As the movie goes on the It of the title appears in a number of guises and is often nude. It’s strange how infrequently nudity is used as non-titillating in horror films. Even in another horror deconstruction, Cabin in the Woods, the nudity is sexy and done as a nod to the juxtaposition of sex and gore. In It Follows the nudity itself is disquieting. The creature is not often a teen so the naked body is usually that of someone in their 40s. It’s also not the main victim. Jay isn’t topless during her sex scene so the sex act and the nudity are actually separated. Often times the nudity is used to make It seem more out of place and surreal. Sex is also used for similar purposes to make the viewer uncomfortable. We are aware that whomever she sleeps with will most likely die and therefore sex becomes a bargaining chip for time to think rather than an expression of affection or even pleasure. There’s a particularly disturbing scene in which Jay is on the run and desperate for time and distance from the creature. She comes out of some woods to a beach and sees three men on a boat just off shore. She strips down to her underwear and begins to swim out. The next shot is of her driving home, soaking wet. It was at that moment I felt what the movie had accomplished. It made me cringe at the thought of sex. What would normally be the sexist scene in a film, a bunch of attractive teenagers or 20-somethings having sex at the beach, became the point of anxiety and disgust. Instead of seeing sex and then being made to cringe at the slaughter ensuing after. It Follows made me cringe at the sex itself. Suddenly I realized how much in the head of Jay I was.

And that was incredible. At no point in Halloween have I ever felt like Laurie (Jamie Lee Curtis). I doubt people feel like the main girl at most horror movies. People roll their eyes as the characters ignore red flags, people shout at the screen for the characters not to do things and how dumb they are. But in It Follows I was cringing and trying to look away during sex. I felt anxiety over how Jay was going to cope with the aftermath of her night with Hugh.
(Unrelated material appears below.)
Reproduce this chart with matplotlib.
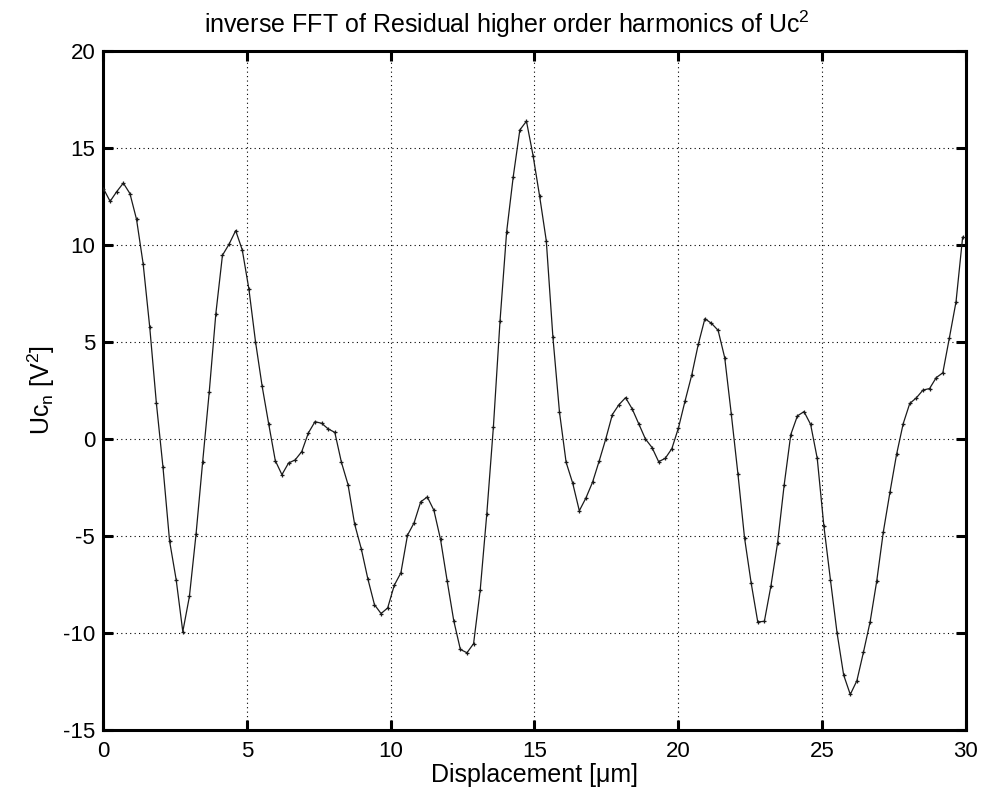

I felt pissed off when Jay’s friend Paul keeps mooning over her even as she’s trying to put herself back together each day after not being able to sleep or trust people. That’s the amazing thing that It Follows did to me and why I love it as a movie. It takes a throwback slasher film, breaks it down into its constituent pieces, and puts it together with enough logic to make the pieces fit. But then it keeps going. It slows the killer and makes the threat long lasting to give the emotions more impact on the characters. It’s not about finally believing towards the end and then running for your life. It’s knowing the truth early on and dealing with convincing your friends why you’re different and why you can’t just go back to the way things were. It’s having the titular It always escapable but always there. Death is avoidable but inescapable. It looms by taking its time.

And it’s cruel. When first showing Jay the creature, now her creature, he says that it’s slow but not dumb. At first it seems to be dumb. It approaches in broad daylight from in front. It doesn’t hide and it doesn’t sneak. But it doesn’t have to. Over the course of the movie other behaviors emerge. Rather than always appearing as family members in order to walk right up it reserves these visages for moments when it seems sure that this will be a final kill. It scares the victim with strangers but in an act that I can only interpret as cruelty it aims to hurt you the most while wearing the face of people you trust. And its method of murder makes this all the more horrific when it’s finally revealed. So not only is the killing blow as awful as possible but in the interim it makes the victim wary of even the most well-meaning of friends and family.

The movie ends with Jay and Paul sharing the burden of the creature. Both can now see it and both can watch out for the other. But both also know that it is always coming, right behind them and in no rush to end their torment. They just have to find ways to deal with life while evading it.